Hi I have a question. While going through residence calculator it mentions "each day you lived in Canada before you became a permanent resident counts as half a day;"
I came to Canada a year before I became I got my PR. However I came as a visitor and got married and thereafter filed for PR. Does this period get counted (as a half a day) to add to my residence calculator??
Only the four (4) years preceding the date of your application are taken into account. Within that four-year period:
Every day you spend in Canada as a permanent resident counts as a full day.
Every day you spend in Canada before you become a permanent resident counts as a half-day.
Time spent serving a sentence in Canada does not count towards the residence requirement (i.e. you cannot count time spent in a prison, penitentiary, jail, reformatory, on conditional sentence, probation and/or on parole as residence). See Question 12 for exceptions to this rule.
Absences from Canada may have an impact on your residence. Only a citizenship judge can determine if you meet the residence requirements with fewer than 1,095 days of physical presence. See Question 8 for information on applying with fewer than 1,095 days of physical presence.
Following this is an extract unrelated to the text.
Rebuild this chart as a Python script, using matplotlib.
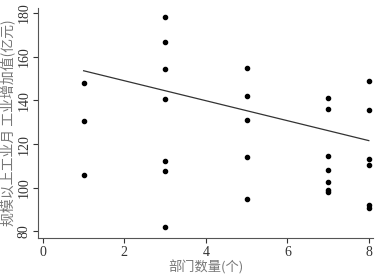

Hi I have a question. While going through residence calculator it mentions "each day you lived in Canada before you became a permanent resident counts as half a day;"
I came to Canada a year before I became I got my PR. However I came as a visitor and got married and thereafter filed for PR. Does this period get counted (as a half a day) to add to my residence calculator??
Time as a visitor is counted as half a day (upto a year) towards your citizenship provided it is within the last fours period considered in the application.